··· Supplied material ···
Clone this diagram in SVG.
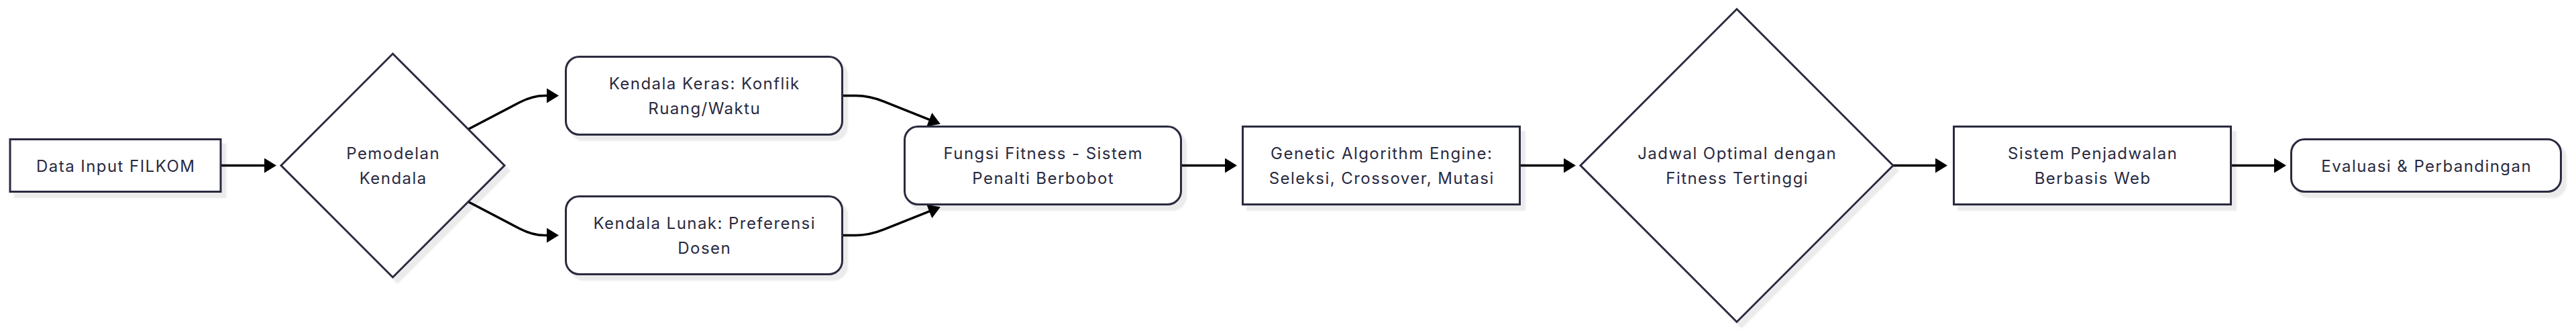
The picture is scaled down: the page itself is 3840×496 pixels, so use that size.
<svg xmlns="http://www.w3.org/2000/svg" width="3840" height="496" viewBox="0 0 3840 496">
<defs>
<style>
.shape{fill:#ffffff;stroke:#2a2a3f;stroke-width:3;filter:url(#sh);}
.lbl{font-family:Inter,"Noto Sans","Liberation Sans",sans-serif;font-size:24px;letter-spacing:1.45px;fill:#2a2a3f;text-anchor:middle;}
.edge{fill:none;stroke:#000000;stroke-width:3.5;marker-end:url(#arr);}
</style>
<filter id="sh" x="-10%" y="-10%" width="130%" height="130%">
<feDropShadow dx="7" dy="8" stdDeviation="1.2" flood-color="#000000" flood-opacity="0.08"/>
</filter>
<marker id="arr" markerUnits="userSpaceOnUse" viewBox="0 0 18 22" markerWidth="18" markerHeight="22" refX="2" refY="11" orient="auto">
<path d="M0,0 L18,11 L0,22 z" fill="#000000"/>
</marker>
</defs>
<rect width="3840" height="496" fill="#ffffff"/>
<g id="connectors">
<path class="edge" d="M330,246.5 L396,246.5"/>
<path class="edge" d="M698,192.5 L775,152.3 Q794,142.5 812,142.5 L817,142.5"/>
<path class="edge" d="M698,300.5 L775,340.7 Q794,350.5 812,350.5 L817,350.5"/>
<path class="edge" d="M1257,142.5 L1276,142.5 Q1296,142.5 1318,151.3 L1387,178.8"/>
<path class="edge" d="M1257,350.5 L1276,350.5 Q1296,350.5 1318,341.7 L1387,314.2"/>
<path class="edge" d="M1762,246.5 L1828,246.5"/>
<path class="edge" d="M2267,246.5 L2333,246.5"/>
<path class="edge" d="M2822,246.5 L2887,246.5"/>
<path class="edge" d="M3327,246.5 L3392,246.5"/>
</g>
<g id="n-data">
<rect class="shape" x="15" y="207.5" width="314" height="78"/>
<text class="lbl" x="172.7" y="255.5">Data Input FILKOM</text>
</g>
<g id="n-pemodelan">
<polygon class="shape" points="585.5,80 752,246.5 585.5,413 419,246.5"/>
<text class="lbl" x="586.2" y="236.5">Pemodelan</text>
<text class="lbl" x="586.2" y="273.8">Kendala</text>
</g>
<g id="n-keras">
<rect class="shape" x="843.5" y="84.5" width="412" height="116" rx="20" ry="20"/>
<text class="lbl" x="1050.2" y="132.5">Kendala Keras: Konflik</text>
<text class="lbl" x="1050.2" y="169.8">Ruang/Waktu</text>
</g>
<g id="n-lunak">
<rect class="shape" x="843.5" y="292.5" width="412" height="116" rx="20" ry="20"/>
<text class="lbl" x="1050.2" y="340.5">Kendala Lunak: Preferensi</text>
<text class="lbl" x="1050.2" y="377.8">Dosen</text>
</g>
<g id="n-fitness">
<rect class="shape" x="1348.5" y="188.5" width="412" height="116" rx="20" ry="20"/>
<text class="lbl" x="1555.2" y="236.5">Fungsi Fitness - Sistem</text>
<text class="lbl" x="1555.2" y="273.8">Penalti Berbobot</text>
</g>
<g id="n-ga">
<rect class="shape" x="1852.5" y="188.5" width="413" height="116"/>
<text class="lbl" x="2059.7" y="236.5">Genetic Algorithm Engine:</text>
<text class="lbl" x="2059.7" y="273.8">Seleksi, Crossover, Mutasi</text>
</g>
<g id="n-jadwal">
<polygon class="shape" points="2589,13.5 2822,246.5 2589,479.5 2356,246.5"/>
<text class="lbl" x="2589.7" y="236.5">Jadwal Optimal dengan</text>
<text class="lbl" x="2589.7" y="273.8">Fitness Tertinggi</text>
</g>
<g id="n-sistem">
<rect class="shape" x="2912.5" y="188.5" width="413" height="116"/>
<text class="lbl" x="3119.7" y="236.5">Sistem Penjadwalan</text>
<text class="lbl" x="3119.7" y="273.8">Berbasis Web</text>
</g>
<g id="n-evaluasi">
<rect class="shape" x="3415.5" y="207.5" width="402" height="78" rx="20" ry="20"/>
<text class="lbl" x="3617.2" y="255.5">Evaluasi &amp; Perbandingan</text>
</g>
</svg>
···
Copy all the lines of data exactly as they appear, dropping any images.

Clone this diagram in SVG.
The picture is scaled down: the page itself is 3840×496 pixels, so use that size.
<svg xmlns="http://www.w3.org/2000/svg" width="3840" height="496" viewBox="0 0 3840 496">
<defs>
<style>
.shape{fill:#ffffff;stroke:#2a2a3f;stroke-width:3;filter:url(#sh);}
.lbl{font-family:Inter,"Noto Sans","Liberation Sans",sans-serif;font-size:24px;letter-spacing:1.45px;fill:#2a2a3f;text-anchor:middle;}
.edge{fill:none;stroke:#000000;stroke-width:3.5;marker-end:url(#arr);}
</style>
<filter id="sh" x="-10%" y="-10%" width="130%" height="130%">
<feDropShadow dx="7" dy="8" stdDeviation="1.2" flood-color="#000000" flood-opacity="0.08"/>
</filter>
<marker id="arr" markerUnits="userSpaceOnUse" viewBox="0 0 18 22" markerWidth="18" markerHeight="22" refX="2" refY="11" orient="auto">
<path d="M0,0 L18,11 L0,22 z" fill="#000000"/>
</marker>
</defs>
<rect width="3840" height="496" fill="#ffffff"/>
<g id="connectors">
<path class="edge" d="M330,246.5 L396,246.5"/>
<path class="edge" d="M698,192.5 L775,152.3 Q794,142.5 812,142.5 L817,142.5"/>
<path class="edge" d="M698,300.5 L775,340.7 Q794,350.5 812,350.5 L817,350.5"/>
<path class="edge" d="M1257,142.5 L1276,142.5 Q1296,142.5 1318,151.3 L1387,178.8"/>
<path class="edge" d="M1257,350.5 L1276,350.5 Q1296,350.5 1318,341.7 L1387,314.2"/>
<path class="edge" d="M1762,246.5 L1828,246.5"/>
<path class="edge" d="M2267,246.5 L2333,246.5"/>
<path class="edge" d="M2822,246.5 L2887,246.5"/>
<path class="edge" d="M3327,246.5 L3392,246.5"/>
</g>
<g id="n-data">
<rect class="shape" x="15" y="207.5" width="314" height="78"/>
<text class="lbl" x="172.7" y="255.5">Data Input FILKOM</text>
</g>
<g id="n-pemodelan">
<polygon class="shape" points="585.5,80 752,246.5 585.5,413 419,246.5"/>
<text class="lbl" x="586.2" y="236.5">Pemodelan</text>
<text class="lbl" x="586.2" y="273.8">Kendala</text>
</g>
<g id="n-keras">
<rect class="shape" x="843.5" y="84.5" width="412" height="116" rx="20" ry="20"/>
<text class="lbl" x="1050.2" y="132.5">Kendala Keras: Konflik</text>
<text class="lbl" x="1050.2" y="169.8">Ruang/Waktu</text>
</g>
<g id="n-lunak">
<rect class="shape" x="843.5" y="292.5" width="412" height="116" rx="20" ry="20"/>
<text class="lbl" x="1050.2" y="340.5">Kendala Lunak: Preferensi</text>
<text class="lbl" x="1050.2" y="377.8">Dosen</text>
</g>
<g id="n-fitness">
<rect class="shape" x="1348.5" y="188.5" width="412" height="116" rx="20" ry="20"/>
<text class="lbl" x="1555.2" y="236.5">Fungsi Fitness - Sistem</text>
<text class="lbl" x="1555.2" y="273.8">Penalti Berbobot</text>
</g>
<g id="n-ga">
<rect class="shape" x="1852.5" y="188.5" width="413" height="116"/>
<text class="lbl" x="2059.7" y="236.5">Genetic Algorithm Engine:</text>
<text class="lbl" x="2059.7" y="273.8">Seleksi, Crossover, Mutasi</text>
</g>
<g id="n-jadwal">
<polygon class="shape" points="2589,13.5 2822,246.5 2589,479.5 2356,246.5"/>
<text class="lbl" x="2589.7" y="236.5">Jadwal Optimal dengan</text>
<text class="lbl" x="2589.7" y="273.8">Fitness Tertinggi</text>
</g>
<g id="n-sistem">
<rect class="shape" x="2912.5" y="188.5" width="413" height="116"/>
<text class="lbl" x="3119.7" y="236.5">Sistem Penjadwalan</text>
<text class="lbl" x="3119.7" y="273.8">Berbasis Web</text>
</g>
<g id="n-evaluasi">
<rect class="shape" x="3415.5" y="207.5" width="402" height="78" rx="20" ry="20"/>
<text class="lbl" x="3617.2" y="255.5">Evaluasi &amp; Perbandingan</text>
</g>
</svg>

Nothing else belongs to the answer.